Civia Tamarkin

Among the marauding mix of white nationalist, neo-Nazi, Christian militia and QAnon insurrectionists storming through the Capitol on Jan. 6, calling for the hanging of then-Vice President Mike Pence and hunting down House Speaker Nancy Pelosi with seeming intent to harm, were prominent anti-abortion militants. The Stop The Steal rally brought together so-called abolitionists who want abortion criminalized as murder and anti-abortion groups and individuals associated with domestic terrorism, including a convicted clinic bomber.

Jeff Durbin was also there. A pastor at Apologia Church in Mesa and the founder of End Abortion Now, which harasses clinics and tries to persuade local lawmakers to create sanctuary cities for the unborn, Durbin live-streamed a report from across the street as throngs scaled the building.

“Regardless of what happens here in D.C.,” he said to the crowd, his group was working in 13 states, “with legislation that’s consistent with scripture — that is, in fact, very Christian legislation that would criminalize abortion.” Revealing that such legislation was coming to Arizona, he noted, “It’s about the Gospel.”

Beside him, a man with the group Red State Reform who sounded like the Commander from “The Handmaid’s Tale,” added, “As Christians, we need to be concerned about godly government. We serve Lord Jesus Christ and he orders godly government.”

Sixteen days later, on the 48th anniversary of the Roe v. Wade decision, Arizona Republican state Rep. Walt Blackman introduced draconian anti-abortion legislation requiring the death penalty for mothers and doctors. Behind him was Durbin.

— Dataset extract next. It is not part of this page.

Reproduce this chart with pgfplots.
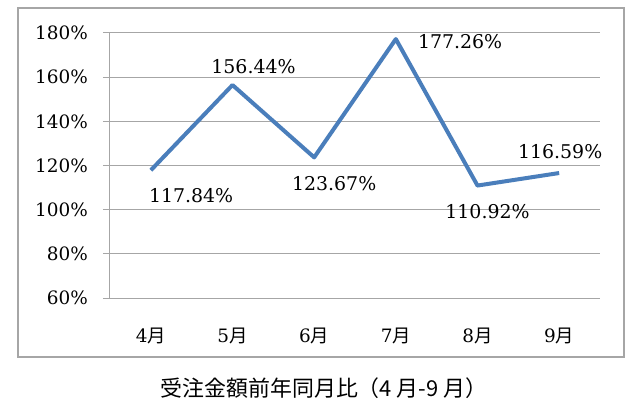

Initially, my friends and colleagues around the country laughingly dismissed the bill as “Arizona craziness,” until I insisted this was no aberration — not in a state that boasts some of the most extremist anti-abortion laws in the county. Not in a state that long has been a test run for anti-abortion laws. Not in a state that was first to mandate 24-hour waiting periods, forced sonograms, a plethora of intrusive patient questionnaires and more required medical reports filed with the state than any other field in the practice of medicine.

As expected, the first-degree homicide bill, SB 2650, was just the start of an onslaught of radical, restrictive bills — all intended to outlaw abortion and contraception by granting personhood to a fetus at every stage of development. Fertilized eggs, zygotes, embryos and fetuses would have full rights, privileges and protections as people under Arizona law.

From requiring burial or cremation for aborted remains and prohibiting abortions for genetic abnormalities, to banning medical schools and university hospitals from referring or consulting on abortion and contraceptives, these bills are moving swiftly through the Arizona Legislature. They effectively remove protections in current law for ending a pregnancy or experiencing pregnancy loss. By designating a fetus as a person, this bill could turn anyone who is pregnant into a criminal.

Worse, a bill that provides full protection and immunity to a doctor who chooses to opt-out of treating a patient because of a religious objection and makes no exception or accommodation for a life-or-death medical emergency. The collateral damage from legislatures and courts intervening in reproductive health care and the tragic consequences of religious refusal of patient treatment abound across the country. Studies show a direct correlation between U.S. maternal mortality rate and lack of access to abortion and the full spectrum of reproductive health care. Not surprisingly, the United States has the highest rate of maternal mortality of any industrialized country.

As Arizonans, as Americans and especially, as Jews, it is imperative that we sound alarms and rise up to defeat these bills from becoming law. The battle goes beyond a woman’s right to bodily autonomy and reproductive justice. This is a fight to fend off an encroaching theocracy and protect our religious freedom as Jews. And that is not an alarmist overstatement.

Jewish law is clear that life begins at birth and that there is no personhood until birth, according to the Mishnah (Ohalot 7:6). Judaism also teaches that the mother’s life comes first and that the fetus may be sacrificed to save her life, unless the baby’s head has already emerged.

Our freedom to practice Judaism is being trampled by Arizona’s anti-abortion personhood legislation. There is no subterfuge, no misunderstanding. The bills represent expressed and purposeful strategies to enshrine Christian beliefs into law and they blatantly violate the Establishment Clause of the First Amendment, which prevents the passage of any law that gives preference to or forces belief in one religion.

Reproductive justice, the human right to have a child or not have a child, and to raise that child in a safe, viable, sustainable environment is the framework through which National Council of Jewish Women advocates for social justice. But the imminent danger posed by the extremist anti-abortion legislation demands we shift the paradigm and recognize what is happening through the lens of anti-Semitism.

The nexus between Christian ideologues, white supremacists and anti-abortionists has been developing for 40 years. We saw it explode on Jan. 6 and we see it erupting in Arizona and other states. Unless we do everything in our power to stop this force, we might well face a new Inquisition as Marranos on the road to Gilead. JN

Civia Tamarkin, president of National Council of Jewish Women, Arizona, is an award-winning journalist and filmmaker of the documentary “Birthright: A War Story.”